唯一让人疑惑不解的是:这一对人对待彼此的态度为何如此截然相反?
卫生间内。
乔小池将水池装满,将脸深深埋进去。
感受到冰凉触感,她的心情这才舒缓了不少。
很久之后,她这才抬起头,面色寡淡,无波无澜,慢动作将粘在右肩上的鼻涕弄干净。
右肩处湿润一片,早不见鼻涕踪迹,女人面色麻木,双眼无神,没有停手趋势。
天书看不下去了。
“臭丫头,你再这么洗下去,你这肩膀就要掉一层皮了。”
感受道右肩火辣辣的疼痛,乔小池这才反应过来,停下手,转眸,看向镜面,苦笑。
镜子中的自己,面色苍白,双眸微微湿润,精神萎靡不振,神色涣散,一副失魂落魄的样子。
她赶忙低下头,再将脸埋进水下。
又是很久之后。
她这才抬头,盯着水波微微荡漾的水面。
鼻尖充斥着浓浓消毒水的气味;耳边,回想着清理人员洗拖把的“呼呼”声。
她不喜这水,不喜这气味,更不喜医院。
以前,除非处于死亡边缘,她绝不会轻易进医院。
私下之时,大多时候都是她亲自给自己治伤。
好在她的医术虽不精湛,处理小病小灾,却是不在话下。
医院,在她看来:处处弥漫着死亡气息,让人绝望,一如现在的她。
看着自来水“哗啦啦”流淌,女人双眼再热,内心再觉酸痛。
她咬牙,狠狠甩了自己一个耳光。
该死的,她是被使唤出奴性了吗?
暗羽那个大爷主动离开,不是更好?
如今,出现另一个傻女人,愿意替她受过,不是她梦寐以求的事情吗?
为何会觉失望?
她自嘲:自己是有多轻贱自己?
不过一个不相干的男人,终究要错过。她究竟在难过什么,失望什么?
不过是一个冷漠没有感情的男人,即便她难过,就算他知道,也不会同情分毫。
所以,粗心一点,开心一点,笑一笑,十年少。
即便假笑,那也要笑。
也许笑着笑着,就解脱了呢。
她缓慢抬起双手,按住嘴角边角,向两边拉着。
可——那双湿润的悲伤眸子为何不受她的大脑控制?
上扬的嘴角,悲伤的神色,两端最极致的表情,出现在同一张脸上,如此——不协调。
正在打扫的清理人员神色怪异地看了她好几眼,心生怜悯:这女人不会被男朋友甩了吧?
沉浸在自我情绪中的乔小池自是不知,直到身后传来迈克那尖锐的嗓音。
“亲爱的,你怎么了?不会吧——”
他面色尴尬,愧疚道:“我真没想到鼻涕对你的伤害这么大?”
转而,又似是发现了宝藏一般,他的语气再次高亢起来。
“你如此伤心,不正说明了你将我看的太重,以至于不能承受来自我的打击。对不起啊,亲爱的,以后我再也不拿鼻涕蹭你了。”

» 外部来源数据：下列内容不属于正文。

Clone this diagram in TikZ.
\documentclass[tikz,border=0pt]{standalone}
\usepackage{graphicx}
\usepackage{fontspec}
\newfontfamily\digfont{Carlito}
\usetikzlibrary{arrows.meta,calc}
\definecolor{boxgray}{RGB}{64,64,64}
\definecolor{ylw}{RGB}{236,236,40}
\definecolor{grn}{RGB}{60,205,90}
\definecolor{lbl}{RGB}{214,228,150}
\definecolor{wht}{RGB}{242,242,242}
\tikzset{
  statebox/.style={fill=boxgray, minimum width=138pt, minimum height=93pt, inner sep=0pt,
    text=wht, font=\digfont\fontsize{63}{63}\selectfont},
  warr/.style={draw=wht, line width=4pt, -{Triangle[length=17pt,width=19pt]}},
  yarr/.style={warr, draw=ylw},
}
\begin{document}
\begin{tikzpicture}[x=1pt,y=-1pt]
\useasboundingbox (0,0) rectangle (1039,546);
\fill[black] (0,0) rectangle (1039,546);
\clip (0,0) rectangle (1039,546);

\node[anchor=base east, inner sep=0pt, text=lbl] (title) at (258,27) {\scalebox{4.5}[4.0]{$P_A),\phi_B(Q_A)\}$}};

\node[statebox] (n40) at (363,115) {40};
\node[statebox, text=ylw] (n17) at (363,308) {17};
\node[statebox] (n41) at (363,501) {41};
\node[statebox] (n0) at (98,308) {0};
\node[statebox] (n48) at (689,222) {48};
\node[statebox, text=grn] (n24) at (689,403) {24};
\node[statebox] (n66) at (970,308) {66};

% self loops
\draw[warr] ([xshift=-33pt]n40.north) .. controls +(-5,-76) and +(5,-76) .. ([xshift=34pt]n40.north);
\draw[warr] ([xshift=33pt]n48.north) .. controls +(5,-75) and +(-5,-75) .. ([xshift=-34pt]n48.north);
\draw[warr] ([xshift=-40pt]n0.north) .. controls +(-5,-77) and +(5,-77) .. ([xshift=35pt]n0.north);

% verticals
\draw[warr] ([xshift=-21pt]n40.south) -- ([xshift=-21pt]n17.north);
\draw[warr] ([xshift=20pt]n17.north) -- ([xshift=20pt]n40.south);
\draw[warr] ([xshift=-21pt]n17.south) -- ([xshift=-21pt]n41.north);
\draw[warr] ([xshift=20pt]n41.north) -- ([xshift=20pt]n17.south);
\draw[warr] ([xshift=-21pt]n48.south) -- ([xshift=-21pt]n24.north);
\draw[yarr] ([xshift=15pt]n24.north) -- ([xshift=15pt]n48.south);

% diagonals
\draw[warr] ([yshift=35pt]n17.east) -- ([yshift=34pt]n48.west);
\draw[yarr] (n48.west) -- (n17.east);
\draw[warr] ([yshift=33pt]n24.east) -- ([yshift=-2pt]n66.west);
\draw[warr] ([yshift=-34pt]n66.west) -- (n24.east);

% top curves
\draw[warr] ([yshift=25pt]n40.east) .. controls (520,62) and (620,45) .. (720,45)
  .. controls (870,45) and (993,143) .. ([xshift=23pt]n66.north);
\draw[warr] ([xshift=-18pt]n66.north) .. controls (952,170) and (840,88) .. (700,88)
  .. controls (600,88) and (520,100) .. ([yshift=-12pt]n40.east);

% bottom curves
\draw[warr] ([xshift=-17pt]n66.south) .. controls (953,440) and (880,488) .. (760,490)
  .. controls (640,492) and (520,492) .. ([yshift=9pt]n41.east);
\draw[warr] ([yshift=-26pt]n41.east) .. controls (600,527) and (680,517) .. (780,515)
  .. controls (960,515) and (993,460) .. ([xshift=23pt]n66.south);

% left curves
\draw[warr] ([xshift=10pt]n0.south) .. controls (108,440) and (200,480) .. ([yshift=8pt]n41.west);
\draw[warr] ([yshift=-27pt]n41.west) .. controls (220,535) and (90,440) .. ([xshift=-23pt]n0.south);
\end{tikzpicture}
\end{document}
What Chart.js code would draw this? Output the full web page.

他还想再说什么,突感后背被人打了一棍棒,大跳,气地脸红脖子粗,大叫:“你干什么打我?”
清理人员一手指着门上的女性标志,面上愤怒,扯着嗓子吼:“这是女厕所,你一个男人跑进来干什么。”
说完,抡起扫帚,上前继续打。
迈克一边用手抵挡,一边解释:“我不是男人。”
清理人员一听,打得更加厉害。
“我管你是不是男人,给我滚出去。否则的话,我就报警,告你。”
迈克被赶出去了。
清理人员折返回来,深深看一眼傻笑中的乔小池,叹了口气。
善良的她决定:一定要阻止这个看上去傻乎乎的小姑娘继续被损友坑害。